No daddies, apparently

March 2nd, 2003 § Two comments

Anyone who cares about libraries, newspapers, or history—and I care about all three—would be disturbed by Nicholson Baker’s book Double Fold, which describes how libraries around the world came to replace thousands of pristine volumes of newspapers with inferior microfilm.

What’s more, I’ve experienced one of the worst problems of microfilm—the occasional missing page, section, or entire issue of a publication—more times than I can remember. Several months ago, I went looking for a New York Times article from September 1959 describing the previous decade’s problem with juvenile gang violence; Jane Jacobs cited the article in The Death and Life of Great American Cities, and I was quite curious to read it. After some searching, I found it in the Times‘ subject index for that year. When I looked at the microfilm, though, the section it appeared in was missing entirely.
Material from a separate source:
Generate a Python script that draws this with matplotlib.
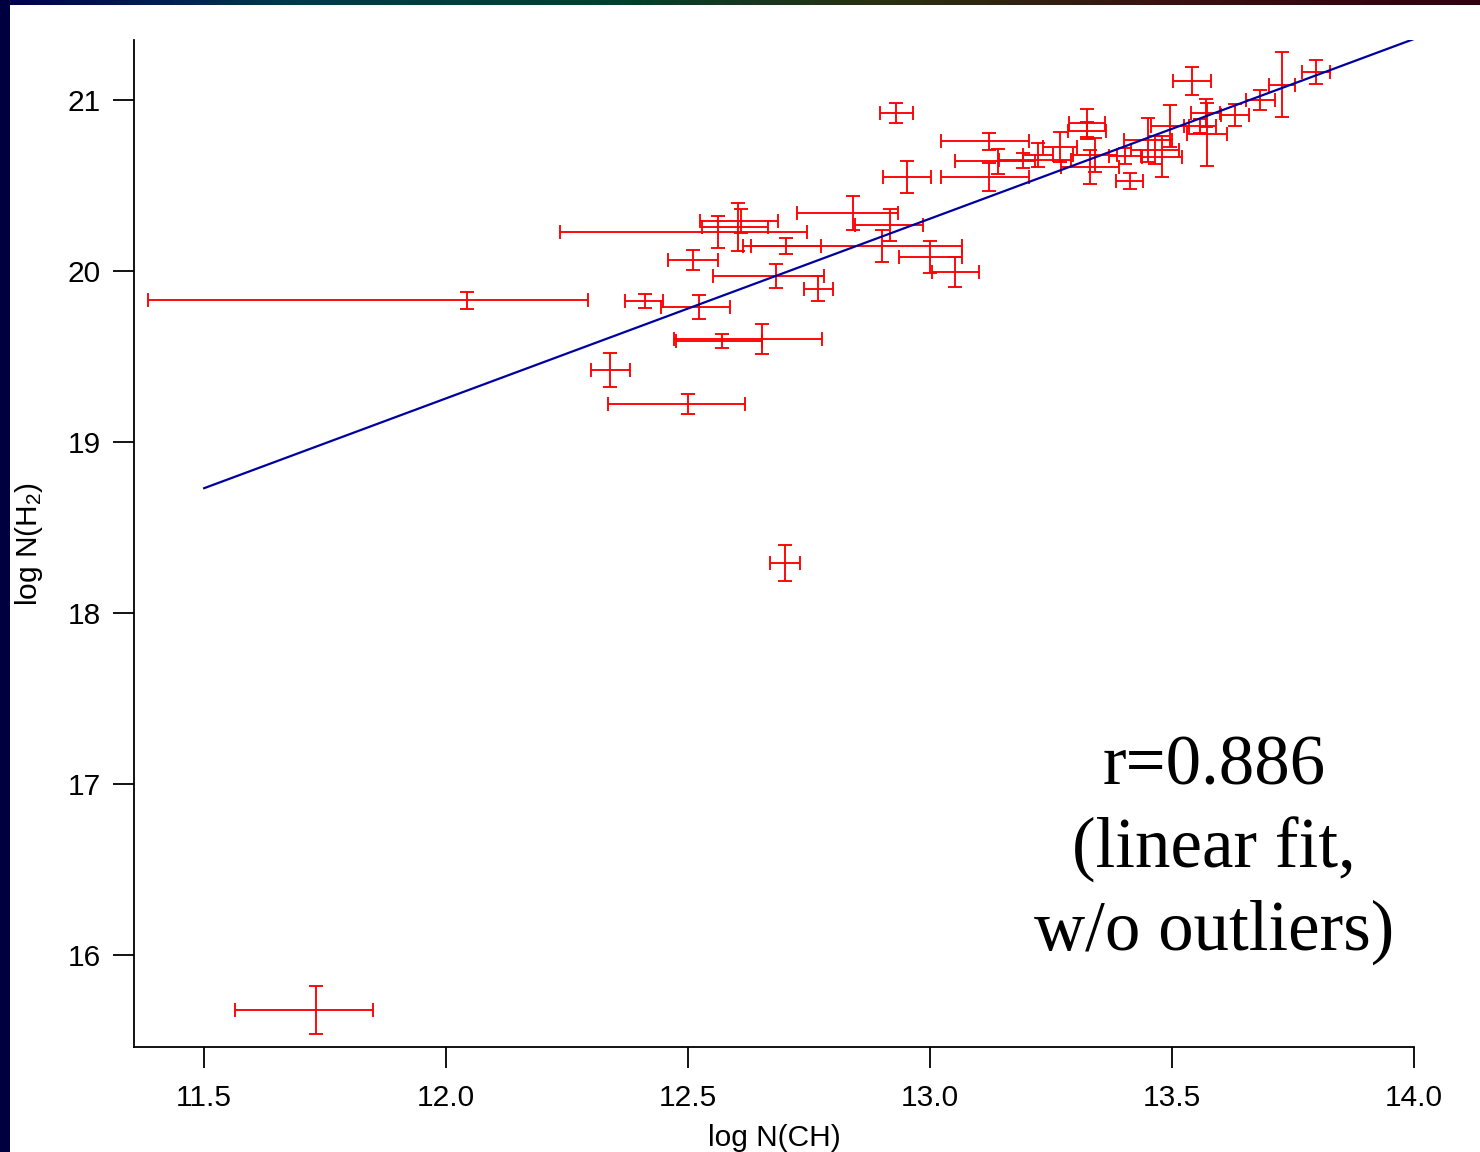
import numpy as np
import matplotlib
matplotlib.use("Agg")
import matplotlib.pyplot as plt
from matplotlib.colors import LinearSegmentedColormap
from matplotlib.patches import Rectangle

plt.rcParams['font.family'] = ['Liberation Sans', 'DejaVu Sans']
plt.rcParams['mathtext.default'] = 'regular'

# log N(CH), log N(H2) with asymmetric error bars
log_ch = [11.731, 12.043, 12.700, 12.339, 12.500, 12.570, 12.653, 12.523, 12.411, 12.769,
          12.682, 12.510, 12.702, 12.901, 12.562, 12.610, 12.603, 12.841, 12.917, 13.000,
          13.052, 12.930, 12.952, 13.122, 13.122, 13.140, 13.192, 13.223, 13.269, 13.324,
          13.324, 13.341, 13.331, 13.403, 13.413, 13.479, 13.450, 13.496, 13.465, 13.541,
          13.572, 13.570, 13.558, 13.630, 13.682, 13.727, 13.797]
ch_lo = [0.167, 0.659, 0.031, 0.040, 0.165, 0.094, 0.183, 0.078, 0.042, 0.030,
         0.130, 0.051, 0.072, 0.287, 0.326, 0.085, 0.074, 0.116, 0.072, 0.065,
         0.049, 0.034, 0.050, 0.099, 0.099, 0.089, 0.050, 0.030, 0.035, 0.037,
         0.040, 0.045, 0.060, 0.033, 0.028, 0.041, 0.050, 0.040, 0.050, 0.040,
         0.041, 0.030, 0.033, 0.029, 0.030, 0.027, 0.029]
ch_hi = [0.118, 0.250, 0.031, 0.040, 0.118, 0.082, 0.123, 0.063, 0.037, 0.030,
         0.098, 0.051, 0.072, 0.165, 0.184, 0.076, 0.062, 0.093, 0.068, 0.065,
         0.049, 0.034, 0.050, 0.083, 0.083, 0.076, 0.100, 0.030, 0.035, 0.037,
         0.040, 0.045, 0.060, 0.033, 0.028, 0.041, 0.050, 0.040, 0.050, 0.040,
         0.041, 0.030, 0.033, 0.029, 0.030, 0.027, 0.029]
log_h2 = [15.678, 19.830, 18.292, 19.421, 19.222, 19.591, 19.602, 19.789, 19.825, 19.895,
          19.971, 20.064, 20.146, 20.146, 20.228, 20.292, 20.257, 20.339, 20.269, 20.082,
          19.994, 20.924, 20.550, 20.760, 20.550, 20.643, 20.649, 20.678, 20.725, 20.865,
          20.820, 20.678, 20.608, 20.673, 20.526, 20.667, 20.766, 20.848, 20.708, 21.111,
          20.801, 20.924, 20.848, 20.912, 21.000, 21.088, 21.164]
h2_err = [0.140, 0.050, 0.105, 0.097, 0.058, 0.040, 0.090, 0.068, 0.040, 0.073,
          0.070, 0.060, 0.049, 0.093, 0.093, 0.068, 0.140, 0.100, 0.093, 0.093,
          0.090, 0.058, 0.093, 0.050, 0.083, 0.073, 0.044, 0.070, 0.088, 0.080,
          0.050, 0.100, 0.100, 0.045, 0.049, 0.120, 0.130, 0.120, 0.080, 0.083,
          0.184, 0.080, 0.040, 0.063, 0.060, 0.190, 0.068]

# linear fit without outliers
fit_x = [11.5, 14.0]
fit_y = [18.73, 21.357]

fig = plt.figure(figsize=(14.8, 11.52), dpi=100)
fig.patch.set_facecolor('white')

# slide decoration: dark strip on the left, coloured strip on top
fig.patches.append(Rectangle((0, 0), 10 / 1480, 1, transform=fig.transFigure,
                             facecolor='#000040', edgecolor='none', zorder=0))
top = fig.add_axes([0, 1 - 5 / 1152, 1, 5 / 1152])
cmap = LinearSegmentedColormap.from_list('strip', ['#000050', '#003a4a', '#004030',
                                                   '#2a3010', '#3a1010', '#300010'])
top.imshow(np.linspace(0, 1, 256)[None, :], aspect='auto', cmap=cmap)
top.axis('off')

ax = fig.add_axes([134 / 1480, 105 / 1152, 1280 / 1480, 1007 / 1152])
ax.errorbar(log_ch, log_h2, xerr=[ch_lo, ch_hi], yerr=h2_err, fmt='none',
            ecolor='#ff0000', elinewidth=1.35, capsize=5, capthick=1.35)
ax.plot(fit_x, fit_y, color='#0000a0', linewidth=1.6)

ax.set_xlim(11.355, 14.0)
ax.set_ylim(15.462, 21.351)
ax.set_xticks([11.5, 12.0, 12.5, 13.0, 13.5, 14.0])
ax.set_xticklabels(['11.5', '12.0', '12.5', '13.0', '13.5', '14.0'])
ax.set_yticks([16, 17, 18, 19, 20, 21])
for side in ['top', 'right']:
    ax.spines[side].set_visible(False)
for side in ['left', 'bottom']:
    ax.spines[side].set_linewidth(1.3)
ax.tick_params(direction='out', length=15, width=1.3, labelsize=21.5)
ax.tick_params(axis='x', pad=12)
ax.tick_params(axis='y', pad=9)

ax.set_xlabel('log N(CH)', fontsize=21.5, labelpad=8)
ax.set_ylabel('log N(H$_2$)', fontsize=21.5, labelpad=16)

ax.text(13.587, 16.614, 'r=0.886\n(linear fit,\nw/o outliers)',
        family=['Liberation Serif', 'DejaVu Serif'], fontsize=51,
        ha='center', va='center', multialignment='center', linespacing=1.34)

fig.savefig('out.png', dpi=100)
Most daily newspapers no longer keep a print run of their own papers, so it’s quite possible that the article no longer exists anywhere at all.

But none of that disturbed me half as much as this passage:

The railroad from Cairo to Alexandria, imposed on the Abbas Pasha by the English in the early 1850s, runs through several bustling necropolises; Egypt had no indigenous coal and very little wood. A small item in the September 27, 1859, edition of the Syracuse Daily Standard reads: “Egypt has 300 miles of railroad. On the first locomotive run, mummies were used for fuel, making a hot fire. The supply of mummies is said to be almost inexhaustible, and are used by the cord.” Dard Hunter’s Papermaking cites an informant’s report that “during a ten-year period the locomotives of Egypt made use of no other fuel than that furnished by the well-wrapped, compact mummies.”

A geologist by the name of Isaiah Deck decided it would be better to remove the mummies’ linen shrouds and use them to make rag paper. There is evidence that American paper manufacturers took his advice.

The mind reels.

Two comments

  • Peter Pehrson says:

    Hold it, cowboy. I think you’re a little too compliant regarding old and emerging urban myths.
    First off, that load about how precious newspapers are in the original is simply not founded on fact if you look at any 20th century and most late 19th century newspaper stock…it’s groundwood with a shelf life of about 5 years. In order to preserve the information, doesn’t it make sense to document it photographically…those newspapers are useless in the original and quickly become dust….and that old saw about Egyptian mummies powering steam locomotives…puh-LEEZ. A mathematician (who was French, and I can get you the entire citation if you want concrete proof) proved that for that old wives’ tale to be true, more people than ever EXISTED on earth would have had to die and be mummified by the time they were used for firewood. By the way, I have this bridge in Brooklyn…interested? (grin!)…hope you take this in the uncritical, good spirit brotherhood in which it is intended.

  • Jeff says:

    Peter, you should read Nicholson Baker’s book. He thoroughly demolishes the notion that old books and newspapers “quickly become dust.” Librarians don’t discard old volumes of newspapers because they are crumbling; they discard them because they want to free up space in their stacks, and because they have been seduced by the promise of new technology. Baker’s book includes full-color reproductions of several pages from turn-of-the-century newspapers, and they’re in remarkably good condition.
    There are many good reasons why microfilm is an inadequate substitute for newsprint. I already mentioned the problem of missing pages, which is serious enough on its own. Another is that microfilm degrades surprisingly quickly, far faster than well-preserved newsprint in many cases. Still another is that microfilm shows far less detail than newsprint: it is black and white rather than grayscale or color; it is lower resolution; and its text is often obscured by graphics that photograph as solid swaths of black. Baker provides more reasons in his book.
    Microfilm is certainly a useful supplement to newsprint. The problem is that librarians have used the existence of the microfilm as an excuse to get rid of the newsprint. What’s left is a low-quality historical record that’s full of holes and controlled entirely by the handful of companies that sell microfilm copies of newspapers.
    As for the mummy issue, Baker provides more corroboration in his book, particularly for the premise that mummies’ shrouds were used to make rag paper. I suppose the story about using mummies to fuel trains might be an urban legend of sorts, but I’m not willing to rule it out on the basis of a mathematical proof.